[begin Data extract]
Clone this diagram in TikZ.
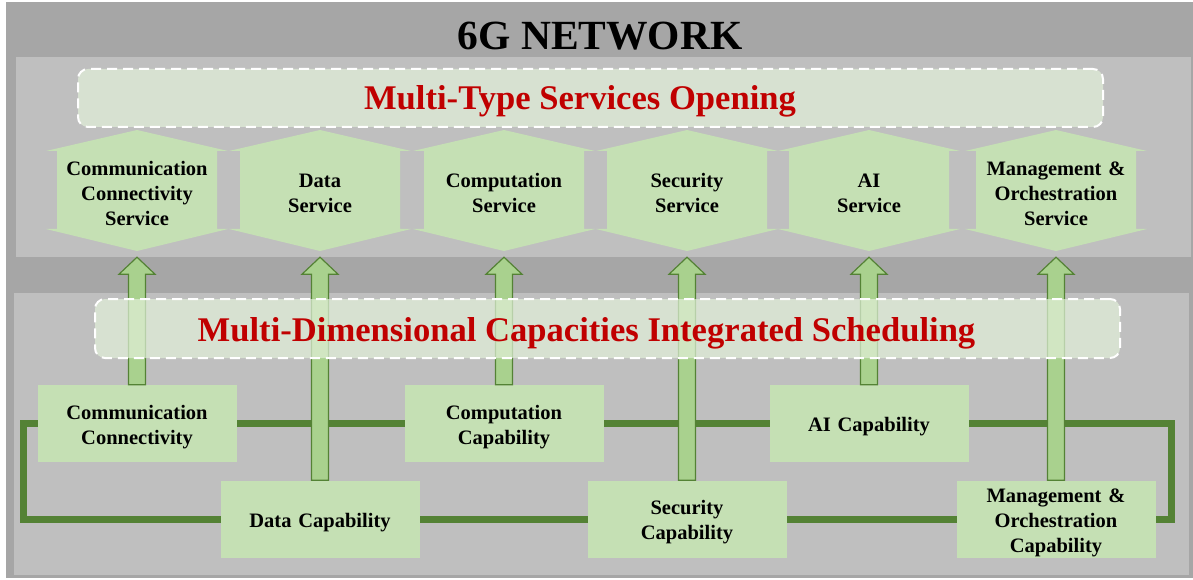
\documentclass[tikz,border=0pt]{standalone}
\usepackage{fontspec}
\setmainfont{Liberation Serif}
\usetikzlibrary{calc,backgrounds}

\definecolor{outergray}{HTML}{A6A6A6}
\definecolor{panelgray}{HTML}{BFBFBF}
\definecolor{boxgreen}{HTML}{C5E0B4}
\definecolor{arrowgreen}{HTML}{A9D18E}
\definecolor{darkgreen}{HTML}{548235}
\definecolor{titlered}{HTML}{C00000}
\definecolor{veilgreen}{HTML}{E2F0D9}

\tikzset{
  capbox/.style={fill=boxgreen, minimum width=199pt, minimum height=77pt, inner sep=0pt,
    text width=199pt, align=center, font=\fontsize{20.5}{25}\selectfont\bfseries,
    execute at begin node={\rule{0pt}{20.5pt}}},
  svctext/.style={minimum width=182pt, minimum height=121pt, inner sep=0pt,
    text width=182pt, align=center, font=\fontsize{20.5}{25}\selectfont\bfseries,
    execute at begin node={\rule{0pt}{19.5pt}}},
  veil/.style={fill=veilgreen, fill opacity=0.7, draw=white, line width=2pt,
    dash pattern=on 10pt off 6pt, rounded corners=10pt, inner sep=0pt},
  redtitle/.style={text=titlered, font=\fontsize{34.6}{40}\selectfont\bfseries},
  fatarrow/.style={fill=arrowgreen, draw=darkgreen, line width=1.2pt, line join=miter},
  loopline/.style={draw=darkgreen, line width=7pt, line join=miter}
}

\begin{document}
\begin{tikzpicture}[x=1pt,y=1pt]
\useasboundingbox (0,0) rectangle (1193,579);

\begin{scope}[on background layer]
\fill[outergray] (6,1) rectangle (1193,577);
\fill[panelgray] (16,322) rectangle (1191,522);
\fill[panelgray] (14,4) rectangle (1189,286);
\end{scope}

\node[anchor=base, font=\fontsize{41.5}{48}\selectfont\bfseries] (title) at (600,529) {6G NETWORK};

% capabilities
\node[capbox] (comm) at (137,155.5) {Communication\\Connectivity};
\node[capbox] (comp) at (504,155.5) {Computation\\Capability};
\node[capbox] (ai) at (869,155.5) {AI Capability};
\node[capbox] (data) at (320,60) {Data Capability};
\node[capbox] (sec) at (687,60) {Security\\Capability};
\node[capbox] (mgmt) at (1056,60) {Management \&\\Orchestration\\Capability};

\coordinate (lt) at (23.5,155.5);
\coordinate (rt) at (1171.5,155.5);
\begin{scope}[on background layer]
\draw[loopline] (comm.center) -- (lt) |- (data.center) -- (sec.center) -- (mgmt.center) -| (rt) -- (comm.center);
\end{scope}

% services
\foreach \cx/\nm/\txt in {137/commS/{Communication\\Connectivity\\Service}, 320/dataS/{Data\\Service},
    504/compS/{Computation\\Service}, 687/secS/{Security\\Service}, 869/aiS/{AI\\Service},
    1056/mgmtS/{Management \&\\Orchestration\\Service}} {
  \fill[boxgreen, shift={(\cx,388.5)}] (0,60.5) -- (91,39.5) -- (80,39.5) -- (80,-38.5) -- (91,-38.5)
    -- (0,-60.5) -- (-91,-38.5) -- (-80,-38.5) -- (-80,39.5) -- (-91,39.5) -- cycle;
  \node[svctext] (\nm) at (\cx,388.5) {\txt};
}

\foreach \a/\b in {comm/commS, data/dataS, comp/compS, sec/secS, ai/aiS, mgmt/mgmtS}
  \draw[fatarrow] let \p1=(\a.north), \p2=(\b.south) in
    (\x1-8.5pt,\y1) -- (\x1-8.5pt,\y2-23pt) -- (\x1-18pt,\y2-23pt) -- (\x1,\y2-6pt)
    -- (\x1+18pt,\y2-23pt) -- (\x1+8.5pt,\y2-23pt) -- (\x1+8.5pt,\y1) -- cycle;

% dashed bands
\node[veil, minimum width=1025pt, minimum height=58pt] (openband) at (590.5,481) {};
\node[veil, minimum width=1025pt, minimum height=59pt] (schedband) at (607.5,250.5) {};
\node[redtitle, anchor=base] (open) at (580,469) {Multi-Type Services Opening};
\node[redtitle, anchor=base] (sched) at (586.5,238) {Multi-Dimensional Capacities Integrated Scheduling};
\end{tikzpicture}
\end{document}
[end Data extract]
Exercise requirements: Without the pictures, copy the material exactly as given.

Solution to this task:
Clone this diagram in TikZ.
\documentclass[tikz,border=0pt]{standalone}
\usepackage{fontspec}
\setmainfont{Liberation Serif}
\usetikzlibrary{calc,backgrounds}

\definecolor{outergray}{HTML}{A6A6A6}
\definecolor{panelgray}{HTML}{BFBFBF}
\definecolor{boxgreen}{HTML}{C5E0B4}
\definecolor{arrowgreen}{HTML}{A9D18E}
\definecolor{darkgreen}{HTML}{548235}
\definecolor{titlered}{HTML}{C00000}
\definecolor{veilgreen}{HTML}{E2F0D9}

\tikzset{
  capbox/.style={fill=boxgreen, minimum width=199pt, minimum height=77pt, inner sep=0pt,
    text width=199pt, align=center, font=\fontsize{20.5}{25}\selectfont\bfseries,
    execute at begin node={\rule{0pt}{20.5pt}}},
  svctext/.style={minimum width=182pt, minimum height=121pt, inner sep=0pt,
    text width=182pt, align=center, font=\fontsize{20.5}{25}\selectfont\bfseries,
    execute at begin node={\rule{0pt}{19.5pt}}},
  veil/.style={fill=veilgreen, fill opacity=0.7, draw=white, line width=2pt,
    dash pattern=on 10pt off 6pt, rounded corners=10pt, inner sep=0pt},
  redtitle/.style={text=titlered, font=\fontsize{34.6}{40}\selectfont\bfseries},
  fatarrow/.style={fill=arrowgreen, draw=darkgreen, line width=1.2pt, line join=miter},
  loopline/.style={draw=darkgreen, line width=7pt, line join=miter}
}

\begin{document}
\begin{tikzpicture}[x=1pt,y=1pt]
\useasboundingbox (0,0) rectangle (1193,579);

\begin{scope}[on background layer]
\fill[outergray] (6,1) rectangle (1193,577);
\fill[panelgray] (16,322) rectangle (1191,522);
\fill[panelgray] (14,4) rectangle (1189,286);
\end{scope}

\node[anchor=base, font=\fontsize{41.5}{48}\selectfont\bfseries] (title) at (600,529) {6G NETWORK};

% capabilities
\node[capbox] (comm) at (137,155.5) {Communication\\Connectivity};
\node[capbox] (comp) at (504,155.5) {Computation\\Capability};
\node[capbox] (ai) at (869,155.5) {AI Capability};
\node[capbox] (data) at (320,60) {Data Capability};
\node[capbox] (sec) at (687,60) {Security\\Capability};
\node[capbox] (mgmt) at (1056,60) {Management \&\\Orchestration\\Capability};

\coordinate (lt) at (23.5,155.5);
\coordinate (rt) at (1171.5,155.5);
\begin{scope}[on background layer]
\draw[loopline] (comm.center) -- (lt) |- (data.center) -- (sec.center) -- (mgmt.center) -| (rt) -- (comm.center);
\end{scope}

% services
\foreach \cx/\nm/\txt in {137/commS/{Communication\\Connectivity\\Service}, 320/dataS/{Data\\Service},
    504/compS/{Computation\\Service}, 687/secS/{Security\\Service}, 869/aiS/{AI\\Service},
    1056/mgmtS/{Management \&\\Orchestration\\Service}} {
  \fill[boxgreen, shift={(\cx,388.5)}] (0,60.5) -- (91,39.5) -- (80,39.5) -- (80,-38.5) -- (91,-38.5)
    -- (0,-60.5) -- (-91,-38.5) -- (-80,-38.5) -- (-80,39.5) -- (-91,39.5) -- cycle;
  \node[svctext] (\nm) at (\cx,388.5) {\txt};
}

\foreach \a/\b in {comm/commS, data/dataS, comp/compS, sec/secS, ai/aiS, mgmt/mgmtS}
  \draw[fatarrow] let \p1=(\a.north), \p2=(\b.south) in
    (\x1-8.5pt,\y1) -- (\x1-8.5pt,\y2-23pt) -- (\x1-18pt,\y2-23pt) -- (\x1,\y2-6pt)
    -- (\x1+18pt,\y2-23pt) -- (\x1+8.5pt,\y2-23pt) -- (\x1+8.5pt,\y1) -- cycle;

% dashed bands
\node[veil, minimum width=1025pt, minimum height=58pt] (openband) at (590.5,481) {};
\node[veil, minimum width=1025pt, minimum height=59pt] (schedband) at (607.5,250.5) {};
\node[redtitle, anchor=base] (open) at (580,469) {Multi-Type Services Opening};
\node[redtitle, anchor=base] (sched) at (586.5,238) {Multi-Dimensional Capacities Integrated Scheduling};
\end{tikzpicture}
\end{document}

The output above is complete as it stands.